Your objective: Reproduce the listing exactly and skip over any pictures.

* start *

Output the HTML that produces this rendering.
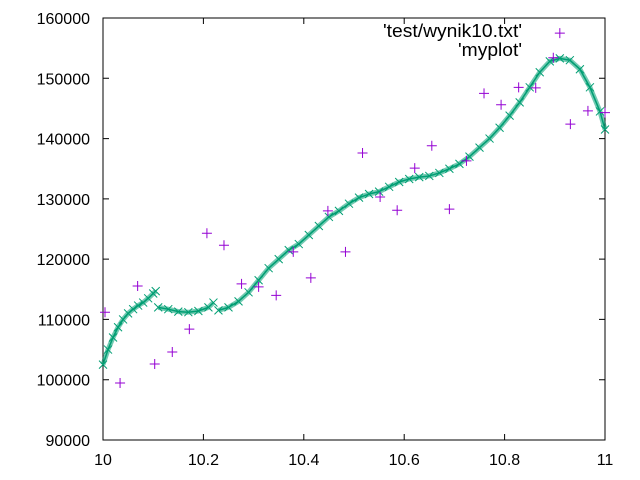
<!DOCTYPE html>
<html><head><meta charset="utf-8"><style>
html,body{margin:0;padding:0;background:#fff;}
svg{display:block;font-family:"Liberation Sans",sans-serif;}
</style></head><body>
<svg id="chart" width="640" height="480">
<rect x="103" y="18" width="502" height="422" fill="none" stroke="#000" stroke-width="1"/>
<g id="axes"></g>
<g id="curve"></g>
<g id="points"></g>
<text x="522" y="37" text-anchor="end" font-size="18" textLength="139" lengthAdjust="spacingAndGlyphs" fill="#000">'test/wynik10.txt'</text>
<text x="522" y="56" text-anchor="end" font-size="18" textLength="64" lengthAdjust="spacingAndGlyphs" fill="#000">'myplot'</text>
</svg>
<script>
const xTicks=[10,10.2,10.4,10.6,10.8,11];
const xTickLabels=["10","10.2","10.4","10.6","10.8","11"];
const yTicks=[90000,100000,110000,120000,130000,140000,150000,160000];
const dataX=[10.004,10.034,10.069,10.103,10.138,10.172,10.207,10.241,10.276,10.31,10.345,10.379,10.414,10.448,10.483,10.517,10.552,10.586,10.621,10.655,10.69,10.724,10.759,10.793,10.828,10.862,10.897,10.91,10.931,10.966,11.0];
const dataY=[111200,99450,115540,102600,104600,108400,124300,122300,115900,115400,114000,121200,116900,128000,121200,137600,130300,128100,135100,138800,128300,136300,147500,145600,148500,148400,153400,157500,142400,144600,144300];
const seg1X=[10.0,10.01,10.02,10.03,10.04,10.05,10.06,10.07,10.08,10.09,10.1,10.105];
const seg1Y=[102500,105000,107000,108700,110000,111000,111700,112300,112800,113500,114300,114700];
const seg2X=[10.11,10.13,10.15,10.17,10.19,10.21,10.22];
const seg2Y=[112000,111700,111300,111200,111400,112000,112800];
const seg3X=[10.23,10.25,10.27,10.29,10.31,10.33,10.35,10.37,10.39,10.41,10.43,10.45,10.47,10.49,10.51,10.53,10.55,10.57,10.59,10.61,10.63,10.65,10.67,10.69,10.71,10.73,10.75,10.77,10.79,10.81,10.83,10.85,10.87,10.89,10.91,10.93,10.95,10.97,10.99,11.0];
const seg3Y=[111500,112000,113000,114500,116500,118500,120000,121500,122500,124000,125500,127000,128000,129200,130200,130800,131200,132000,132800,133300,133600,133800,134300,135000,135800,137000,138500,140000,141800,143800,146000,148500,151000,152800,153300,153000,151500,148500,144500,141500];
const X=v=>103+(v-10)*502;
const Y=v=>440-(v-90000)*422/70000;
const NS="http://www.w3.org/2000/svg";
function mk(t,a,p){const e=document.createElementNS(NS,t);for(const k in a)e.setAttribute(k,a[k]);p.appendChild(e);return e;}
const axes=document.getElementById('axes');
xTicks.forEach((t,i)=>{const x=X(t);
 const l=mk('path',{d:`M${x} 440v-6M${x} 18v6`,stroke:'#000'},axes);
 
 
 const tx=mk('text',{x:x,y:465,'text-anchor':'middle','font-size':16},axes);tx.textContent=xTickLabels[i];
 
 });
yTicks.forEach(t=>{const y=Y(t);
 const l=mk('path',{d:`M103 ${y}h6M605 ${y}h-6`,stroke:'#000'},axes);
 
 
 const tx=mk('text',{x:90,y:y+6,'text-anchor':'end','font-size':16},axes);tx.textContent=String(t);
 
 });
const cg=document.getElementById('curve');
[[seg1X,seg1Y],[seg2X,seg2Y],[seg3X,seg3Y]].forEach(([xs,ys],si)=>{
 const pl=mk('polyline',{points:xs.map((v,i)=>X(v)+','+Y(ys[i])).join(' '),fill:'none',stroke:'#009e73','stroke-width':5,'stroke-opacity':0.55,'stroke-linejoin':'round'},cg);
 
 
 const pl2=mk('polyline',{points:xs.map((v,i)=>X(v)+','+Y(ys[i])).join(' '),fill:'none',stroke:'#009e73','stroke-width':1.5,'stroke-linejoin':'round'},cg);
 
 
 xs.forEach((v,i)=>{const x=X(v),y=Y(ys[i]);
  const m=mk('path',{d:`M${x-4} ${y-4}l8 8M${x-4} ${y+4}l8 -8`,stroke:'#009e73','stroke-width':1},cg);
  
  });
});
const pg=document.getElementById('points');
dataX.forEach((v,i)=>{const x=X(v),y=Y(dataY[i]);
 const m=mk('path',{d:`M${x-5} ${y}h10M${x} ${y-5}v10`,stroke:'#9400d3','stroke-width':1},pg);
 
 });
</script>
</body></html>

* end *

Task solution:
Output the HTML that produces this rendering.
<!DOCTYPE html>
<html><head><meta charset="utf-8"><style>
html,body{margin:0;padding:0;background:#fff;}
svg{display:block;font-family:"Liberation Sans",sans-serif;}
</style></head><body>
<svg id="chart" width="640" height="480">
<rect x="103" y="18" width="502" height="422" fill="none" stroke="#000" stroke-width="1"/>
<g id="axes"></g>
<g id="curve"></g>
<g id="points"></g>
<text x="522" y="37" text-anchor="end" font-size="18" textLength="139" lengthAdjust="spacingAndGlyphs" fill="#000">'test/wynik10.txt'</text>
<text x="522" y="56" text-anchor="end" font-size="18" textLength="64" lengthAdjust="spacingAndGlyphs" fill="#000">'myplot'</text>
</svg>
<script>
const xTicks=[10,10.2,10.4,10.6,10.8,11];
const xTickLabels=["10","10.2","10.4","10.6","10.8","11"];
const yTicks=[90000,100000,110000,120000,130000,140000,150000,160000];
const dataX=[10.004,10.034,10.069,10.103,10.138,10.172,10.207,10.241,10.276,10.31,10.345,10.379,10.414,10.448,10.483,10.517,10.552,10.586,10.621,10.655,10.69,10.724,10.759,10.793,10.828,10.862,10.897,10.91,10.931,10.966,11.0];
const dataY=[111200,99450,115540,102600,104600,108400,124300,122300,115900,115400,114000,121200,116900,128000,121200,137600,130300,128100,135100,138800,128300,136300,147500,145600,148500,148400,153400,157500,142400,144600,144300];
const seg1X=[10.0,10.01,10.02,10.03,10.04,10.05,10.06,10.07,10.08,10.09,10.1,10.105];
const seg1Y=[102500,105000,107000,108700,110000,111000,111700,112300,112800,113500,114300,114700];
const seg2X=[10.11,10.13,10.15,10.17,10.19,10.21,10.22];
const seg2Y=[112000,111700,111300,111200,111400,112000,112800];
const seg3X=[10.23,10.25,10.27,10.29,10.31,10.33,10.35,10.37,10.39,10.41,10.43,10.45,10.47,10.49,10.51,10.53,10.55,10.57,10.59,10.61,10.63,10.65,10.67,10.69,10.71,10.73,10.75,10.77,10.79,10.81,10.83,10.85,10.87,10.89,10.91,10.93,10.95,10.97,10.99,11.0];
const seg3Y=[111500,112000,113000,114500,116500,118500,120000,121500,122500,124000,125500,127000,128000,129200,130200,130800,131200,132000,132800,133300,133600,133800,134300,135000,135800,137000,138500,140000,141800,143800,146000,148500,151000,152800,153300,153000,151500,148500,144500,141500];
const X=v=>103+(v-10)*502;
const Y=v=>440-(v-90000)*422/70000;
const NS="http://www.w3.org/2000/svg";
function mk(t,a,p){const e=document.createElementNS(NS,t);for(const k in a)e.setAttribute(k,a[k]);p.appendChild(e);return e;}
const axes=document.getElementById('axes');
xTicks.forEach((t,i)=>{const x=X(t);
 const l=mk('path',{d:`M${x} 440v-6M${x} 18v6`,stroke:'#000'},axes);
 
 
 const tx=mk('text',{x:x,y:465,'text-anchor':'middle','font-size':16},axes);tx.textContent=xTickLabels[i];
 
 });
yTicks.forEach(t=>{const y=Y(t);
 const l=mk('path',{d:`M103 ${y}h6M605 ${y}h-6`,stroke:'#000'},axes);
 
 
 const tx=mk('text',{x:90,y:y+6,'text-anchor':'end','font-size':16},axes);tx.textContent=String(t);
 
 });
const cg=document.getElementById('curve');
[[seg1X,seg1Y],[seg2X,seg2Y],[seg3X,seg3Y]].forEach(([xs,ys],si)=>{
 const pl=mk('polyline',{points:xs.map((v,i)=>X(v)+','+Y(ys[i])).join(' '),fill:'none',stroke:'#009e73','stroke-width':5,'stroke-opacity':0.55,'stroke-linejoin':'round'},cg);
 
 
 const pl2=mk('polyline',{points:xs.map((v,i)=>X(v)+','+Y(ys[i])).join(' '),fill:'none',stroke:'#009e73','stroke-width':1.5,'stroke-linejoin':'round'},cg);
 
 
 xs.forEach((v,i)=>{const x=X(v),y=Y(ys[i]);
  const m=mk('path',{d:`M${x-4} ${y-4}l8 8M${x-4} ${y+4}l8 -8`,stroke:'#009e73','stroke-width':1},cg);
  
  });
});
const pg=document.getElementById('points');
dataX.forEach((v,i)=>{const x=X(v),y=Y(dataY[i]);
 const m=mk('path',{d:`M${x-5} ${y}h10M${x} ${y-5}v10`,stroke:'#9400d3','stroke-width':1},pg);
 
 });
</script>
</body></html>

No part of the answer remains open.